Something that you will realise early on is that this is still very much the Inbetweeners, and that the film is not trying to be something it isn’t. I personally think this is a good thing, but at the same time, the production values aren’t much higher than the series and it certainly feels like an extended episode rather than a big summer movie.

The film did sometimes lose its way during scenes that tried to make it more than the TV show. Many of the emotional scenes were hard to believe because of what you are used to watching the participating characters doing.

The setting worked to an extent and provided the writers with plenty of material, but naturally a lad’s holiday in the Mediterranean is not as easy to relate to as the last few years of school, and having 95% of the film being set away from the UK didn’t quite feel the same.
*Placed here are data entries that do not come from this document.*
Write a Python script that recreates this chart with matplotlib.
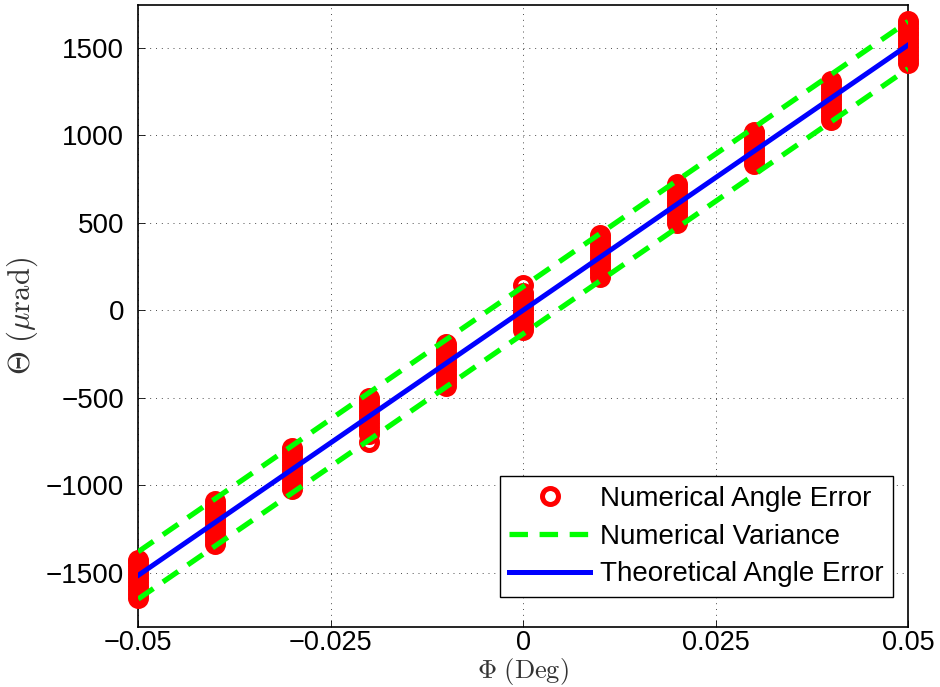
import numpy as np
import matplotlib
matplotlib.use("Agg")
import matplotlib.pyplot as plt

plt.rcParams['font.family'] = ['Liberation Sans', 'DejaVu Sans']
plt.rcParams['mathtext.fontset'] = 'cm'

# tilt angle (deg) of each simulation group
phi = [-0.05, -0.04, -0.03, -0.02, -0.01, 0.0, 0.01, 0.02, 0.03, 0.04, 0.05]

# numerical angle error samples (urad) per group
num_err = [
    [-1643, -1620, -1598, -1575, -1552, -1530, -1508, -1485, -1462, -1440, -1425],
    [-1335, -1312, -1290, -1268, -1245, -1222, -1200, -1178, -1155, -1132, -1110, -1088],
    [-1020, -998, -975, -952, -930, -908, -885, -862, -840, -818, -800, -785],
    [-752, -708, -690, -668, -645, -622, -600, -578, -555, -532, -515, -500],
    [-432, -410, -388, -365, -342, -320, -298, -275, -252, -230, -210, -191],
    [-112, -90, -68, -45, -22, 0, 22, 45, 68, 88, 100, 142],
    [187, 210, 232, 255, 278, 300, 322, 345, 368, 390, 412, 432],
    [500, 522, 545, 568, 590, 612, 635, 658, 680, 702, 723],
    [837, 858, 880, 902, 925, 948, 970, 992, 1010, 1020],
    [1088, 1110, 1132, 1155, 1178, 1200, 1222, 1245, 1268, 1290, 1312],
    [1414, 1436, 1458, 1480, 1502, 1525, 1548, 1570, 1592, 1615, 1635, 1650],
]

# theoretical angle error (urad) at each phi
theory = [-1515, -1212, -909, -606, -303, 0, 303, 606, 909, 1212, 1515]
# numerical variance band (upper/lower)
var_upper = [-1380, -1077, -774, -471, -168, 135, 438, 741, 1044, 1347, 1650]
var_lower = [-1650, -1347, -1044, -741, -438, -135, 168, 471, 774, 1077, 1380]

xtick_vals = [-0.05, -0.025, 0, 0.025, 0.05]
xtick_labels = ['\u22120.05', '\u22120.025', '0', '0.025', '0.05']
ytick_vals = [-1500, -1000, -500, 0, 500, 1000, 1500]

fig = plt.figure(figsize=(9.4, 6.87), dpi=100)
ax = fig.add_axes([0.147, 0.0873, 0.819, 0.9057])

first = True
for x, ys in zip(phi, num_err):
    ax.plot([x] * len(ys), ys, 'o', color='red', markerfacecolor='none',
            markersize=11.5, markeredgewidth=3.6, clip_on=False, zorder=3,
            label='Numerical Angle Error' if first else None)
    first = False

ax.plot(phi, var_upper, '--', color='#00ff00', lw=3.8, dashes=(3.5, 2.2),
        zorder=4, label='Numerical Variance')
ax.plot(phi, var_lower, '--', color='#00ff00', lw=3.8, dashes=(3.5, 2.2), zorder=4)
ax.plot(phi, theory, '-', color='blue', lw=3.6, zorder=5,
        label='Theoretical Angle Error')

ax.set_xlim(-0.05, 0.05)
ax.set_ylim(-1810, 1745)
ax.set_xticks(xtick_vals)
ax.set_xticklabels(xtick_labels)
ax.set_yticks(ytick_vals)
ax.set_yticklabels(['\u2212' + str(-v) if v < 0 else str(v) for v in ytick_vals])
ax.tick_params(direction='in', labelsize=20, length=5, width=0.6)
ax.tick_params(axis='x', pad=2, labelsize=19.5)
ax.tick_params(axis='y', pad=10)
ax.grid(True, linestyle=(0, (1, 5)), color='black', lw=0.7, alpha=0.7)
for s in ax.spines.values():
    s.set_linewidth(1.2)

ax.set_xlabel(r'$\Phi\ (\mathrm{Deg})$', fontsize=19, color='#333333', va='center')
ax.xaxis.set_label_coords(0.5, -0.071)
ax.set_ylabel(r'$\mathbf{\Theta}\ (\mu\mathrm{rad})$', fontsize=22, color='#333333', labelpad=4)

leg = ax.legend(loc='lower right', bbox_to_anchor=(0.9805, 0.048), fontsize=20,
                frameon=True, fancybox=False, edgecolor='black', framealpha=1,
                borderaxespad=0, handlelength=2.9, handletextpad=0.35,
                labelspacing=0.42, borderpad=0.35)
leg.get_frame().set_linewidth(1.0)

fig.savefig('out.png', dpi=100)
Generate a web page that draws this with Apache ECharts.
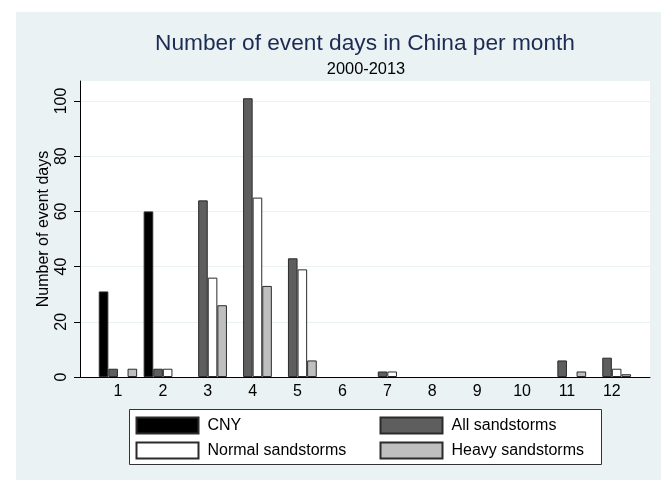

The film did suffer from not really having much of a plot and being more like a series of events. This works in a half-hour episode, but the film lacked a driving force throughout the 90-odd minutes

So in summary, if you enjoyed the TV series then you will enjoy this, but it certainly won’t convert anyone who didn’t. It has regular laughs and everything else you would expect from an Inbetweeners episode, but nothing more that really works. Not quite the epic finale that it set out to be, but a solid, thoroughly enjoyable comedy for teenagers and young adults.